When we reviewed the Olympus E-410, the E-420's predecessor, we found that the Noise Filter was applied surprisingly heavily even at ISO 100 and that it had a significant (negative) impact on overall image sharpness. On the new model Olympus has changed this approach quite radically and reduced the Noise Filter impact at base ISO to a minimum. At (very) close inspection you will see a marginal difference between an image taken with the Noise Filter switched off and on the 'High' setting (check the face of the clock and you'll find very slightly more visible detail). Still, even without any Noise Filtering the image is still pretty soft (and has little of the surface detail we'd normally see on this watch face); as covered elsewhere we can only presume this is down to the use of a slightly stronger low pass filter on the sensor itself.

Noise Filter: Off
Noise Filter: Low
Noise Filter: Standard (default)
Noise Filter: High

Gradation

The E-420 features the same 'gradation' setting seen on previous E series cameras and now alse features the E3's 'Auto' setting.
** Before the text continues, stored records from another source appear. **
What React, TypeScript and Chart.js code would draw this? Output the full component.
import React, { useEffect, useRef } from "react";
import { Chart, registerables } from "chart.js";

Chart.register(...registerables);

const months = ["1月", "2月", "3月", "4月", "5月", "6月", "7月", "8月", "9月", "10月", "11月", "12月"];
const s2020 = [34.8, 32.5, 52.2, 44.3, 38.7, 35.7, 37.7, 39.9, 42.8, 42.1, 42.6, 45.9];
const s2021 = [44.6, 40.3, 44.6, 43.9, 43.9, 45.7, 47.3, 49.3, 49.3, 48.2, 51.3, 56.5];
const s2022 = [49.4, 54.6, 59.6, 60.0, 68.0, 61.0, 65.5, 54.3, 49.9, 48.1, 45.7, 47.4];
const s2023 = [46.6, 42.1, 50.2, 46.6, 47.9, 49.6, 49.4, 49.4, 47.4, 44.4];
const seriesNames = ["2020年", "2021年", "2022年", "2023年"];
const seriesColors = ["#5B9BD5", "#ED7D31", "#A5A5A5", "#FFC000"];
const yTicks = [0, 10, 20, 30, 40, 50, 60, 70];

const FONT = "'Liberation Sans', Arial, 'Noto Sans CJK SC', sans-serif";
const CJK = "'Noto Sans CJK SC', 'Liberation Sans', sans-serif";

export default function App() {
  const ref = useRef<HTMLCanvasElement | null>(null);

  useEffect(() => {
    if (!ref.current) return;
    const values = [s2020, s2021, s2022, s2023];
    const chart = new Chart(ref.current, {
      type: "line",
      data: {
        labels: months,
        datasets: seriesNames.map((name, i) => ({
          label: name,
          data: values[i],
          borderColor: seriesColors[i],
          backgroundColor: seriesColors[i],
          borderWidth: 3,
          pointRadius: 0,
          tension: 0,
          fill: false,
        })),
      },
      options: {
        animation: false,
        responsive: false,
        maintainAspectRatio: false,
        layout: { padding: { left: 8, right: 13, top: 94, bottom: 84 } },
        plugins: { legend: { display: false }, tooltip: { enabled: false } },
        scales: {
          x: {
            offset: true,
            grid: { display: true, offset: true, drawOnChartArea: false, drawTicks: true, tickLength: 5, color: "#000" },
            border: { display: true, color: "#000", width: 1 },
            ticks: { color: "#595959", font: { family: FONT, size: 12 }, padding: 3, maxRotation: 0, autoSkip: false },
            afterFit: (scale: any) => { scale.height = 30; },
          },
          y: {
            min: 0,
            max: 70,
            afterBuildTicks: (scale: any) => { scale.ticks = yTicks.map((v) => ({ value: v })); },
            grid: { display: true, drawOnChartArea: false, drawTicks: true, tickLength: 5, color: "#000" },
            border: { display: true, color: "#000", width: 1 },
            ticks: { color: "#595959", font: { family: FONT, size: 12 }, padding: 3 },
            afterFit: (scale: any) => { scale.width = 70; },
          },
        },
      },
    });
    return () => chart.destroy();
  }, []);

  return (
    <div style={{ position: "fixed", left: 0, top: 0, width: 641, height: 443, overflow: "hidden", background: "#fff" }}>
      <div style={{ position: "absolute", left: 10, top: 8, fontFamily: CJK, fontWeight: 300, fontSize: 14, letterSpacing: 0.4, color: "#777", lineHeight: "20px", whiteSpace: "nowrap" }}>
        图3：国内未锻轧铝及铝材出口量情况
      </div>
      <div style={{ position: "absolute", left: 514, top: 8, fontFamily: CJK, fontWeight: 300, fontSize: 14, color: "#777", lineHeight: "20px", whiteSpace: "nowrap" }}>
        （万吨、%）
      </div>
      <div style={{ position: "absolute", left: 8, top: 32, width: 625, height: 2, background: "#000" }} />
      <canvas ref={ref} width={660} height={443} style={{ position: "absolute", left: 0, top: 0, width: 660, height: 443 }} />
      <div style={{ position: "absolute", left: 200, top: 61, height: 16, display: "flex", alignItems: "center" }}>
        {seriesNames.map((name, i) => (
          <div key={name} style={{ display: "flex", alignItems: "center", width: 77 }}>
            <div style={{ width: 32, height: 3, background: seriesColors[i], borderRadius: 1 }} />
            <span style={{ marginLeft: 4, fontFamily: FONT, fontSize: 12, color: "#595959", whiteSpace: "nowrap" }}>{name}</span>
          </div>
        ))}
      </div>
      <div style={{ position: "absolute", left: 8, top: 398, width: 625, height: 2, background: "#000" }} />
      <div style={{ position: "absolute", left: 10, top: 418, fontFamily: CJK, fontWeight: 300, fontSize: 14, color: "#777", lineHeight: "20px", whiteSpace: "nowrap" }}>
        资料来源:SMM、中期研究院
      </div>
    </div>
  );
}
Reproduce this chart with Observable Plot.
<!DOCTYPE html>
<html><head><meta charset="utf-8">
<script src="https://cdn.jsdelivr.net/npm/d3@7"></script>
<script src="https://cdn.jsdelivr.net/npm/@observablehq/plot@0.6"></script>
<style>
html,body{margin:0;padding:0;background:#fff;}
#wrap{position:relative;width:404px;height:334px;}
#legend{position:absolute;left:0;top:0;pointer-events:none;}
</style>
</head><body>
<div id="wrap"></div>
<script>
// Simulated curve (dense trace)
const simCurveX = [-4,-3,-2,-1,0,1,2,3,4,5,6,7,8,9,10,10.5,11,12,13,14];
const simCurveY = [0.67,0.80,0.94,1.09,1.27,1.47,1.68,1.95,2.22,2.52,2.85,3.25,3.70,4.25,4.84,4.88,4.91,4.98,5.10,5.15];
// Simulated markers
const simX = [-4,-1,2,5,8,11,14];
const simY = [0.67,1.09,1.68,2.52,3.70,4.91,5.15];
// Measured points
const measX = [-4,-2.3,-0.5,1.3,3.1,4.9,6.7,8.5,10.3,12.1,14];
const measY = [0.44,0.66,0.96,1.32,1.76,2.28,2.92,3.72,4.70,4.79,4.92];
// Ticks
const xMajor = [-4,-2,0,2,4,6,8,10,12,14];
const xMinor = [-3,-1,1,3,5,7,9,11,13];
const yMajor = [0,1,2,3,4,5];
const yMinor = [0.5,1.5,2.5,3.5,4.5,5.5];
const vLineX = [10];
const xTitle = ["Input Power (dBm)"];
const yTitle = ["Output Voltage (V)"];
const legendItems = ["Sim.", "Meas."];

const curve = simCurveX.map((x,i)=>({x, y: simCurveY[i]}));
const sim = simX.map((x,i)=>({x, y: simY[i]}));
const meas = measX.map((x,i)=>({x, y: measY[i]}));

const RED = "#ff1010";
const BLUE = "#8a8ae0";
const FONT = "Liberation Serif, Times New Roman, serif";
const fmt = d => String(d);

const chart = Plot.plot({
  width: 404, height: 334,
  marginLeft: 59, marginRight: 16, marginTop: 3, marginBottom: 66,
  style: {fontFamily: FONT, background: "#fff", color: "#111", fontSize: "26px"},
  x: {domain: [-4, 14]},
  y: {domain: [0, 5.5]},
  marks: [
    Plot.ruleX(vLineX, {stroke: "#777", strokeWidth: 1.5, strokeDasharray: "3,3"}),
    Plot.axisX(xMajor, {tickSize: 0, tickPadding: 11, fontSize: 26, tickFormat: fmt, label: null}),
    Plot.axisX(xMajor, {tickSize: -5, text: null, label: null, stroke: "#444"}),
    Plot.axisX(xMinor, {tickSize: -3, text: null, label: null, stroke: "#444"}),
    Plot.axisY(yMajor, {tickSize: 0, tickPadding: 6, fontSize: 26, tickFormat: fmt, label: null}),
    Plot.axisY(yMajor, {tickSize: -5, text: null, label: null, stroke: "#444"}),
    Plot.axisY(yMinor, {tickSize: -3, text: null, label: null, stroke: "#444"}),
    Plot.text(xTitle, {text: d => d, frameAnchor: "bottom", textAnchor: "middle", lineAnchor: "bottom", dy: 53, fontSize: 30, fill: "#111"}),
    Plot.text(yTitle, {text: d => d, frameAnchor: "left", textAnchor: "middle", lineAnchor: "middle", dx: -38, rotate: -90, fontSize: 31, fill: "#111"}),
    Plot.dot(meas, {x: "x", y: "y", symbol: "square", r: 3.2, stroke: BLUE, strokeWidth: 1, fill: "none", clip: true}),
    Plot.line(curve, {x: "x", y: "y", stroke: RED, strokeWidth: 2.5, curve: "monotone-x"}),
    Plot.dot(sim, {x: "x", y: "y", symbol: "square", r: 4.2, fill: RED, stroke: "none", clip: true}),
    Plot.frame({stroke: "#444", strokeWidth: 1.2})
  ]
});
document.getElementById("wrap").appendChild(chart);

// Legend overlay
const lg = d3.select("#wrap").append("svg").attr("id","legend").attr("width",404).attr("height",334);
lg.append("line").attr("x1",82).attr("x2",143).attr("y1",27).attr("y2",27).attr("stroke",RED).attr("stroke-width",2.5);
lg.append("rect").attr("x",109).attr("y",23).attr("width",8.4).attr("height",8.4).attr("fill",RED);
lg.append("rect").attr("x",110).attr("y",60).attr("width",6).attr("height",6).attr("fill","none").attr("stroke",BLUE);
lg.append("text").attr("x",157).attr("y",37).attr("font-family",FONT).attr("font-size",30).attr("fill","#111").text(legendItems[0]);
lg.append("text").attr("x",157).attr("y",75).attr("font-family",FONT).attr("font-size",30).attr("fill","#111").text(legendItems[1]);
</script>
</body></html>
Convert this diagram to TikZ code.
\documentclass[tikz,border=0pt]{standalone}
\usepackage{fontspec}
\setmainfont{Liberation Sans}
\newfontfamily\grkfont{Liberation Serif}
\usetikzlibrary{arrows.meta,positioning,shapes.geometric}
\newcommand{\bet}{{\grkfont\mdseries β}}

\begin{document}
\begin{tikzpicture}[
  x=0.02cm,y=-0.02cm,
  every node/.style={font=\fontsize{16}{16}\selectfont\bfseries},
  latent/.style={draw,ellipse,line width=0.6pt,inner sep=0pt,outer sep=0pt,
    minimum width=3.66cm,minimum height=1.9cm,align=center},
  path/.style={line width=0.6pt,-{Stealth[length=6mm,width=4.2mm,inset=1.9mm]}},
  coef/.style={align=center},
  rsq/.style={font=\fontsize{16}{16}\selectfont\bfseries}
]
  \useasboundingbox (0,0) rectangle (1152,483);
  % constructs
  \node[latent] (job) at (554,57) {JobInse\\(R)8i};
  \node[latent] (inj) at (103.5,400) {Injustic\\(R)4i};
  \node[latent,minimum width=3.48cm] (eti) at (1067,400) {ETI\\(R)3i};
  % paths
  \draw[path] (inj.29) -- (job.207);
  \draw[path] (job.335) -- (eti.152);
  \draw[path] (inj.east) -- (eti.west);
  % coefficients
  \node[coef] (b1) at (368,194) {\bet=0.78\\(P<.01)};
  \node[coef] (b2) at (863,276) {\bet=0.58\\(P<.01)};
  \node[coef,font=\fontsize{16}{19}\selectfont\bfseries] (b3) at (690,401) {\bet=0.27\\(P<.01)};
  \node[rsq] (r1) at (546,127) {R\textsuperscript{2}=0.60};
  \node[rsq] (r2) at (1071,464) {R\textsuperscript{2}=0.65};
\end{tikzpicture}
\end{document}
The gradation parameter provides the ability to change the brightness of the image to either low key, normal and high key. In reality all this appears to do is apply +0.3 EV or -0.3 EV adjustment to the metered exposure and subtly adjust the tone curve applied. The four shots below: 1/50 sec (Auto), 1/25 sec (High Key), 1/50 sec (Low Key), 1/40 sec (Normal). (Picture mode Natural used for these samples).

The 'Auto' setting lifts the shadows in order to increase the dynamic range of very high contrast scenes. Unfortunately this usually also generates quite some image noise in these lifted areas. You're therefore better off shooting RAW and doing this kind of tonal correction at the RAW conversion stage.